DATA EXCERPT:
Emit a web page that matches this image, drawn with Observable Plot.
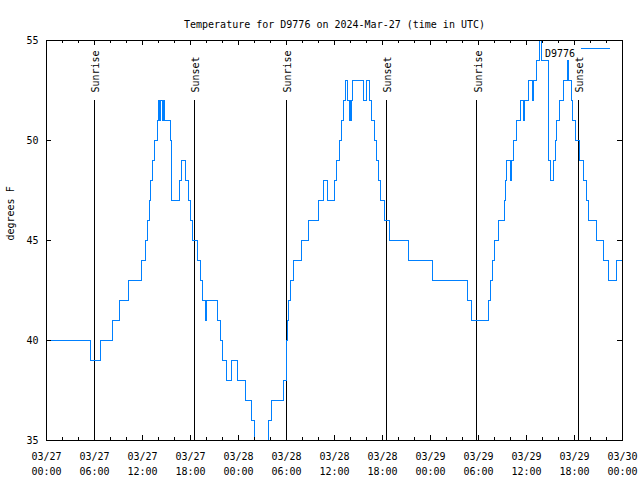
<!DOCTYPE html>
<html><head><meta charset="utf-8">
<script src="https://cdn.jsdelivr.net/npm/d3@7"></script>
<script src="https://cdn.jsdelivr.net/npm/@observablehq/plot@0.6"></script>
<style>
html,body{margin:0;padding:0;background:#fff;}
svg{display:block;}
</style></head><body><div id="chart"></div>
<script>
// Hours since 2024-03-27 00:00 UTC at which the reading changes, and the reading (degrees F)
const hours = [0, 5.56, 6.8, 8.3, 9.1, 10.2, 11.9, 12.35, 12.58, 12.83,
  13.0, 13.25, 13.5, 13.83, 14.0, 14.15, 14.3, 14.45, 14.58, 14.75,
  15.45, 15.62, 16.65, 16.85, 17.35, 17.75, 18.05, 18.3, 18.9, 19.25,
  19.45, 19.9, 20.05, 21.4, 21.7, 22.0, 22.45, 23.1, 23.85, 24.85,
  25.65, 25.95, 26.2, 27.65, 27.8, 28.15, 29.65, 29.95, 30.0, 30.1,
  30.25, 30.5, 30.85, 31.85, 32.7, 33.95, 34.6, 35.1, 36.05, 36.3,
  36.6, 36.85, 37.15, 37.4, 37.58, 37.83, 37.92, 38.0, 38.1, 38.3,
  39.66, 39.95, 40.4, 40.6, 41.0, 41.25, 41.45, 41.7, 42.2, 42.85,
  45.25, 48.3, 52.6, 53.1, 55.25, 55.45, 55.7, 56.0, 56.45, 57.2,
  57.35, 57.55, 58.0, 58.15, 58.35, 58.75, 59.25, 59.65, 59.8, 60.3,
  60.75, 60.9, 61.2, 61.65, 61.9, 62.75, 62.95, 63.35, 63.6, 63.75,
  64.1, 64.6, 65.1, 65.3, 65.6, 65.75, 66.15, 66.65, 67.1, 67.45,
  67.8, 68.7, 69.6, 70.3, 71.3, 72];
const temps = [40, 39, 40, 41, 42, 43, 44, 45, 46, 47,
  48, 49, 50, 51, 52, 51, 52, 51, 52, 51,
  50, 47, 48, 49, 48, 47, 46, 45, 44, 43,
  42, 41, 42, 41, 40, 39, 38, 39, 38, 37,
  36, 35, 34, 35, 36, 37, 38, 39, 40, 41,
  42, 43, 44, 45, 46, 47, 48, 47, 48, 49,
  50, 51, 52, 53, 52, 51, 52, 51, 52, 53,
  52, 53, 52, 51, 50, 49, 48, 47, 46, 45,
  44, 43, 42, 41, 42, 43, 44, 45, 46, 47,
  48, 49, 48, 49, 50, 51, 52, 51, 52, 53,
  52, 53, 54, 55, 54, 49, 48, 49, 50, 51,
  52, 53, 54, 53, 52, 51, 50, 49, 48, 47,
  46, 45, 44, 43, 44, 44];

const sunriseHours = [6.04, 29.96, 53.8];
const sunsetHours = [18.54, 42.54, 66.54];

const xTickHours = [0, 6, 12, 18, 24, 30, 36, 42, 48, 54, 60, 66, 72];
const xTickLabels = ["03/27\n00:00", "03/27\n06:00", "03/27\n12:00", "03/27\n18:00",
  "03/28\n00:00", "03/28\n06:00", "03/28\n12:00", "03/28\n18:00",
  "03/29\n00:00", "03/29\n06:00", "03/29\n12:00", "03/29\n18:00", "03/30\n00:00"];
const xMinorHours = d3.range(2, 72, 2).filter(h => h % 6 !== 0);
const yTicks = [35, 40, 45, 50, 55];

const title = "Temperature for D9776 on 2024-Mar-27 (time in UTC)";
const yLabel = "degrees F";
const seriesName = "D9776";

const t0 = Date.UTC(2024, 2, 27);
const toDate = h => new Date(t0 + h * 3600e3);

const series = hours.map((h, i) => ({t: toDate(h), v: temps[i]}));
const sunEvents = [
  ...sunriseHours.map(h => ({t: toDate(h), label: "Sunrise"})),
  ...sunsetHours.map(h => ({t: toDate(h), label: "Sunset"}))
];
const majorTicks = xTickHours.map((h, i) => ({t: toDate(h), label: xTickLabels[i]}));
const minorTicks = xMinorHours.map(h => ({t: toDate(h)}));

const FONT = "'DejaVu Sans Mono', monospace";
const BLUE = "#0080ff";

const chart = Plot.plot({
  width: 640,
  height: 480,
  marginLeft: 46,
  marginRight: 18,
  marginTop: 40,
  marginBottom: 40,
  style: {fontFamily: FONT, fontSize: "10px", background: "white", color: "black"},
  x: {type: "utc", domain: [toDate(0), toDate(72)], axis: null},
  y: {domain: [35, 55], axis: null},
  marks: [
    Plot.ruleX(sunEvents, {x: "t", insetTop: 60, stroke: "black", strokeWidth: 1, shapeRendering: "crispEdges"}),
    Plot.text(sunEvents, {x: "t", text: "label", frameAnchor: "top", dy: 52, dx: -2.5, rotate: -90,
      textAnchor: "start", fill: "black", fontSize: 10}),
    Plot.line(series, {x: "t", y: "v", curve: "step-after", stroke: BLUE, strokeWidth: 1,
      clip: true, shapeRendering: "crispEdges"}),
    // ticks (inward, mirrored)
    Plot.tickX(majorTicks, {x: "t", insetTop: 395, stroke: "black", shapeRendering: "crispEdges"}),
    Plot.tickX(majorTicks, {x: "t", insetBottom: 395, stroke: "black", shapeRendering: "crispEdges"}),
    Plot.tickX(minorTicks, {x: "t", insetTop: 397, stroke: "black", shapeRendering: "crispEdges"}),
    Plot.tickX(minorTicks, {x: "t", insetBottom: 397, stroke: "black", shapeRendering: "crispEdges"}),
    Plot.tickY(yTicks, {y: d => d, insetRight: 571, stroke: "black", shapeRendering: "crispEdges"}),
    Plot.tickY(yTicks, {y: d => d, insetLeft: 571, stroke: "black", shapeRendering: "crispEdges"}),
    Plot.frame({stroke: "black", shapeRendering: "crispEdges"}),
    // tick labels
    Plot.text(majorTicks, {x: "t", text: "label", frameAnchor: "bottom", dy: 22.5, lineHeight: 1.5,
      lineAnchor: "middle", fill: "black", fontSize: 10}),
    Plot.text(yTicks, {y: d => d, text: d => String(d), frameAnchor: "left", dx: -8,
      textAnchor: "end", fill: "black", fontSize: 10}),
    // axis label, title, legend text
    Plot.text([yLabel], {frameAnchor: "left", dx: -36, rotate: -90, fill: "black", fontSize: 10}),
    Plot.text([title], {frameAnchor: "top", dy: -20, fill: "black", fontSize: 10}),
    Plot.text([seriesName], {frameAnchor: "top-right", dx: -47.5, dy: 9.5, textAnchor: "end",
      fill: "black", fontSize: 10})
  ]
});

// legend sample line
d3.select(chart).append("line")
  .attr("x1", 581).attr("x2", 610).attr("y1", 48.5).attr("y2", 48.5)
  .attr("stroke", BLUE).attr("stroke-width", 1).attr("shape-rendering", "crispEdges");

document.getElementById("chart").appendChild(chart);
</script>
</body></html>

GOAL: Copy the whole listing above word for word but do not carry over the pictures.

REPLY:
Emit a web page that matches this image, drawn with Observable Plot.
<!DOCTYPE html>
<html><head><meta charset="utf-8">
<script src="https://cdn.jsdelivr.net/npm/d3@7"></script>
<script src="https://cdn.jsdelivr.net/npm/@observablehq/plot@0.6"></script>
<style>
html,body{margin:0;padding:0;background:#fff;}
svg{display:block;}
</style></head><body><div id="chart"></div>
<script>
// Hours since 2024-03-27 00:00 UTC at which the reading changes, and the reading (degrees F)
const hours = [0, 5.56, 6.8, 8.3, 9.1, 10.2, 11.9, 12.35, 12.58, 12.83,
  13.0, 13.25, 13.5, 13.83, 14.0, 14.15, 14.3, 14.45, 14.58, 14.75,
  15.45, 15.62, 16.65, 16.85, 17.35, 17.75, 18.05, 18.3, 18.9, 19.25,
  19.45, 19.9, 20.05, 21.4, 21.7, 22.0, 22.45, 23.1, 23.85, 24.85,
  25.65, 25.95, 26.2, 27.65, 27.8, 28.15, 29.65, 29.95, 30.0, 30.1,
  30.25, 30.5, 30.85, 31.85, 32.7, 33.95, 34.6, 35.1, 36.05, 36.3,
  36.6, 36.85, 37.15, 37.4, 37.58, 37.83, 37.92, 38.0, 38.1, 38.3,
  39.66, 39.95, 40.4, 40.6, 41.0, 41.25, 41.45, 41.7, 42.2, 42.85,
  45.25, 48.3, 52.6, 53.1, 55.25, 55.45, 55.7, 56.0, 56.45, 57.2,
  57.35, 57.55, 58.0, 58.15, 58.35, 58.75, 59.25, 59.65, 59.8, 60.3,
  60.75, 60.9, 61.2, 61.65, 61.9, 62.75, 62.95, 63.35, 63.6, 63.75,
  64.1, 64.6, 65.1, 65.3, 65.6, 65.75, 66.15, 66.65, 67.1, 67.45,
  67.8, 68.7, 69.6, 70.3, 71.3, 72];
const temps = [40, 39, 40, 41, 42, 43, 44, 45, 46, 47,
  48, 49, 50, 51, 52, 51, 52, 51, 52, 51,
  50, 47, 48, 49, 48, 47, 46, 45, 44, 43,
  42, 41, 42, 41, 40, 39, 38, 39, 38, 37,
  36, 35, 34, 35, 36, 37, 38, 39, 40, 41,
  42, 43, 44, 45, 46, 47, 48, 47, 48, 49,
  50, 51, 52, 53, 52, 51, 52, 51, 52, 53,
  52, 53, 52, 51, 50, 49, 48, 47, 46, 45,
  44, 43, 42, 41, 42, 43, 44, 45, 46, 47,
  48, 49, 48, 49, 50, 51, 52, 51, 52, 53,
  52, 53, 54, 55, 54, 49, 48, 49, 50, 51,
  52, 53, 54, 53, 52, 51, 50, 49, 48, 47,
  46, 45, 44, 43, 44, 44];

const sunriseHours = [6.04, 29.96, 53.8];
const sunsetHours = [18.54, 42.54, 66.54];

const xTickHours = [0, 6, 12, 18, 24, 30, 36, 42, 48, 54, 60, 66, 72];
const xTickLabels = ["03/27\n00:00", "03/27\n06:00", "03/27\n12:00", "03/27\n18:00",
  "03/28\n00:00", "03/28\n06:00", "03/28\n12:00", "03/28\n18:00",
  "03/29\n00:00", "03/29\n06:00", "03/29\n12:00", "03/29\n18:00", "03/30\n00:00"];
const xMinorHours = d3.range(2, 72, 2).filter(h => h % 6 !== 0);
const yTicks = [35, 40, 45, 50, 55];

const title = "Temperature for D9776 on 2024-Mar-27 (time in UTC)";
const yLabel = "degrees F";
const seriesName = "D9776";

const t0 = Date.UTC(2024, 2, 27);
const toDate = h => new Date(t0 + h * 3600e3);

const series = hours.map((h, i) => ({t: toDate(h), v: temps[i]}));
const sunEvents = [
  ...sunriseHours.map(h => ({t: toDate(h), label: "Sunrise"})),
  ...sunsetHours.map(h => ({t: toDate(h), label: "Sunset"}))
];
const majorTicks = xTickHours.map((h, i) => ({t: toDate(h), label: xTickLabels[i]}));
const minorTicks = xMinorHours.map(h => ({t: toDate(h)}));

const FONT = "'DejaVu Sans Mono', monospace";
const BLUE = "#0080ff";

const chart = Plot.plot({
  width: 640,
  height: 480,
  marginLeft: 46,
  marginRight: 18,
  marginTop: 40,
  marginBottom: 40,
  style: {fontFamily: FONT, fontSize: "10px", background: "white", color: "black"},
  x: {type: "utc", domain: [toDate(0), toDate(72)], axis: null},
  y: {domain: [35, 55], axis: null},
  marks: [
    Plot.ruleX(sunEvents, {x: "t", insetTop: 60, stroke: "black", strokeWidth: 1, shapeRendering: "crispEdges"}),
    Plot.text(sunEvents, {x: "t", text: "label", frameAnchor: "top", dy: 52, dx: -2.5, rotate: -90,
      textAnchor: "start", fill: "black", fontSize: 10}),
    Plot.line(series, {x: "t", y: "v", curve: "step-after", stroke: BLUE, strokeWidth: 1,
      clip: true, shapeRendering: "crispEdges"}),
    // ticks (inward, mirrored)
    Plot.tickX(majorTicks, {x: "t", insetTop: 395, stroke: "black", shapeRendering: "crispEdges"}),
    Plot.tickX(majorTicks, {x: "t", insetBottom: 395, stroke: "black", shapeRendering: "crispEdges"}),
    Plot.tickX(minorTicks, {x: "t", insetTop: 397, stroke: "black", shapeRendering: "crispEdges"}),
    Plot.tickX(minorTicks, {x: "t", insetBottom: 397, stroke: "black", shapeRendering: "crispEdges"}),
    Plot.tickY(yTicks, {y: d => d, insetRight: 571, stroke: "black", shapeRendering: "crispEdges"}),
    Plot.tickY(yTicks, {y: d => d, insetLeft: 571, stroke: "black", shapeRendering: "crispEdges"}),
    Plot.frame({stroke: "black", shapeRendering: "crispEdges"}),
    // tick labels
    Plot.text(majorTicks, {x: "t", text: "label", frameAnchor: "bottom", dy: 22.5, lineHeight: 1.5,
      lineAnchor: "middle", fill: "black", fontSize: 10}),
    Plot.text(yTicks, {y: d => d, text: d => String(d), frameAnchor: "left", dx: -8,
      textAnchor: "end", fill: "black", fontSize: 10}),
    // axis label, title, legend text
    Plot.text([yLabel], {frameAnchor: "left", dx: -36, rotate: -90, fill: "black", fontSize: 10}),
    Plot.text([title], {frameAnchor: "top", dy: -20, fill: "black", fontSize: 10}),
    Plot.text([seriesName], {frameAnchor: "top-right", dx: -47.5, dy: 9.5, textAnchor: "end",
      fill: "black", fontSize: 10})
  ]
});

// legend sample line
d3.select(chart).append("line")
  .attr("x1", 581).attr("x2", 610).attr("y1", 48.5).attr("y2", 48.5)
  .attr("stroke", BLUE).attr("stroke-width", 1).attr("shape-rendering", "crispEdges");

document.getElementById("chart").appendChild(chart);
</script>
</body></html>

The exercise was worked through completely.